학술논문

Limits on inference of gravitational entanglement
Document Type
article
Source
Physical Review Research, Vol 4, Iss 1, p 013024 (2022)
Subject
Physics
QC1-999
Language
English
ISSN
2643-1564
Abstract
Combining gravity with quantum mechanics remains one of the biggest challenges of physics. In the past years, experiments with optomechanical systems have been proposed that may give indirect clues about the quantum nature of gravity. In a recent variation of such tests [Carney et al., PRX Quantum 2, 030330 (2021)2691-339910.1103/PRXQuantum.2.030330], the authors propose to gravitationally entangle an atom interferometer with a mesoscopic oscillator. The interaction results in periodic drops and revivals of the interferometeric visibility, which under specific assumptions indicate the gravitational generation of entanglement.

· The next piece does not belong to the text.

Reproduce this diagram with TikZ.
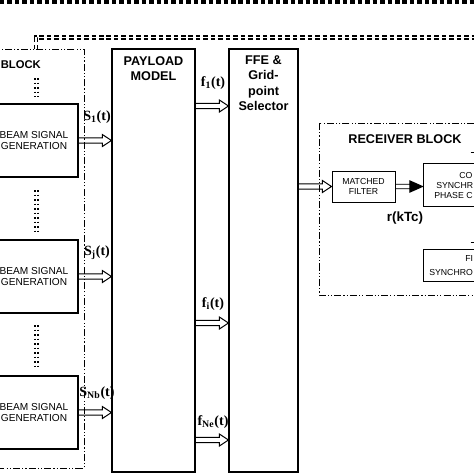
\documentclass[tikz,border=0pt]{standalone}
\usepackage{fontspec}
\setmainfont{Liberation Serif}
\setsansfont{Liberation Sans}
\usetikzlibrary{positioning}
\usetikzlibrary{calc}
\tikzstyle{block} = [rectangle, draw, line width=0.8pt, inner sep=0pt]
\tikzstyle{group} = [draw, line width=0.6pt, dash pattern=on 5pt off 1.5pt on 0.8pt off 1.5pt on 0.8pt off 1.5pt]
\tikzstyle{title} = [font=\sffamily\bfseries\fontsize{9}{11}\selectfont, align=center, inner sep=0pt]
\tikzstyle{small} = [font=\sffamily\fontsize{7.2}{8.3}\selectfont, align=center]
\tikzstyle{tiny} = [font=\sffamily\fontsize{6.2}{7.6}\selectfont, align=center]
\tikzstyle{sig} = [font=\rmfamily\bfseries\fontsize{10}{11}\selectfont, inner sep=0pt]
\tikzstyle{hollowarrow} = [line width=0.7pt, to path={let \p1=(\tikztostart), \p2=(\tikztotarget) in
    (\x1,\y1+1.8pt) -- (\x2-6.5pt,\y1+1.8pt) -- (\x2-6.5pt,\y1+4.3pt) -- (\x2,\y1)
    -- (\x2-6.5pt,\y1-4.3pt) -- (\x2-6.5pt,\y1-1.8pt) -- (\x1,\y1-1.8pt)}]
\tikzstyle{filledarrow} = [line width=0.7pt, fill=black, to path={let \p1=(\tikztostart), \p2=(\tikztotarget) in
    (\x1,\y1+1.6pt) -- (\x2-8pt,\y1+1.6pt) (\x1,\y1-1.6pt) -- (\x2-8pt,\y1-1.6pt)
    (\x2-9pt,\y1+4pt) -- (\x2,\y1) -- (\x2-9pt,\y1-4pt) -- cycle}]
\tikzstyle{dots} = [line width=1.3pt, dash pattern=on 1.4pt off 1.8pt]
\tikzstyle{link} = [line width=0.9pt, double, double distance=1.4pt, dash pattern=on 3.2pt off 2.1pt]

\begin{document}
\begin{tikzpicture}[x=0.025cm, y=-0.025cm]
\useasboundingbox (0,0) rectangle (474,474);
\clip (0,0) rectangle (474,474);

% beam block
\draw[group] (-5,49) rectangle (84,468);
\node (beamtitle) [title, font=\sffamily\bfseries\fontsize{8}{11}\selectfont, anchor=west] at (0.5,65) {BLOCK};
\node (beam1) [block, small, minimum width=2.2cm, minimum height=1.825cm] at (34,140.5) {BEAM SIGNAL\\GENERATION};
\node (beam2) [block, small, minimum width=2.2cm, minimum height=1.825cm] at (34,276.5) {BEAM SIGNAL\\GENERATION};
\node (beam3) [block, small, minimum width=2.2cm, minimum height=1.825cm] at (34,412.5) {BEAM SIGNAL\\GENERATION};
\foreach \a/\b in {78/97, 190/232, 325/367} {
  \draw[dots] (35.3,\a) -- (35.3,\b);
  \draw[dots] (37.8,\a) -- (37.8,\b);
}

% payload and selector
\node (payload) [block, minimum width=2.075cm, minimum height=10.575cm] at (153.5,260.5) {};
\node (payloadtxt) [title, below=5.5pt of payload.north] {PAYLOAD\\MODEL};
\node (ffe) [block, minimum width=1.725cm, minimum height=10.575cm] at (263.5,260.5) {};
\node (ffetxt) [title, below=5pt of ffe.north] {FFE \&\\Grid-\\point\\Selector};

% receiver block
\draw[group] (319,123) rectangle (490,295);
\node (rxtitle) [title] at (405,139) {RECEIVER BLOCK};
\node (mf) [block, tiny, line width=0.7pt, minimum width=1.575cm, minimum height=0.775cm] at (363.5,186.5) {MATCHED\\FILTER};
\node (sync) [block, line width=0.7pt, minimum width=1.925cm, minimum height=1.075cm] at (461.5,184.5) {};
\node (synctxt1) [tiny, anchor=west, inner sep=0pt] at (459,175) {CO};
\node (synctxt2) [tiny, anchor=west, inner sep=0pt] at (436,185) {SYNCHR};
\node (synctxt3) [tiny, anchor=west, inner sep=0pt] at (434,195) {PHASE C};
\node (fine) [block, line width=0.7pt, minimum width=1.925cm, minimum height=0.8cm] at (461.5,265) {};
\node (finetxt1) [tiny, anchor=west, inner sep=0pt] at (465,258) {FI};
\node (finetxt2) [tiny, anchor=west, inner sep=0pt] at (429,272) {SYNCHRO};
\node (rk) [title, font=\sffamily\bfseries\fontsize{9.5}{11}\selectfont] at (405,218) {r(kTc)};

% links at the top
\draw[link] (36,49) -- (36,37.5) -- (474,37.5);
\draw[line width=2.8pt, dash pattern=on 3.2pt off 2.1pt] (0,2) -- (474,2);

% coordinates
\coordinate (f1) at (195,106);
\coordinate (fi) at (195,323);
\coordinate (fne) at (195,440);
\coordinate (t1a) at (470.5,152);
\coordinate (t1b) at (474,152);
\coordinate (t2a) at (470.5,242);
\coordinate (t2b) at (474,242);

% signals
\draw[hollowarrow] (beam1.east) to (payload.west |- beam1.east);
\draw[hollowarrow] (beam2.east) to (payload.west |- beam2.east);
\draw[hollowarrow] (beam3.east) to (payload.west |- beam3.east);
\draw[hollowarrow] (f1) to (ffe.west |- f1);
\draw[hollowarrow] (fi) to (ffe.west |- fi);
\draw[hollowarrow] (fne) to (ffe.west |- fne);
\draw[hollowarrow] (ffe.east |- mf.west) to (mf.west);
\draw[filledarrow] (mf.east) to (sync.west |- mf.east);
\draw[line width=0.6pt] (t1a) -- (t1b);
\draw[line width=0.6pt] (t2a) -- (t2b);

\node (s1) [sig] at (97,117) {S\textsubscript{1}(t)};
\node (sj) [sig] at (97,253) {S\textsubscript{j}(t)};
\node (snb) [sig] at (97,393) {S\textsubscript{Nb}(t)};
\node (lf1) [sig] at (213,83) {f\textsubscript{1}(t)};
\node (lfi) [sig] at (213,304) {f\textsubscript{i}(t)};
\node (lfne) [sig] at (213,422) {f\textsubscript{Ne}(t)};
\end{tikzpicture}
\end{document}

Here, we study semiclassical models of the atom interferometer that can reproduce the same effect. We show that the core signature—periodic collapses and revivals of the visibility—can appear if the atom is subject to a random unitary channel, including the case where the oscillator is fully classical and situations even without explicit modeling of the oscillator. We also show that the nonclassicality of the oscillator vanishes unless the system is very close to its ground state, and even when the system is in the ground state, the nonclassicality is limited by the coupling strength. Our results thus indicate that deducing entanglement from the proposed experiment is very challenging, since fulfilling and verifying the nonclassicality assumptions constitute a significant challenge in their own right.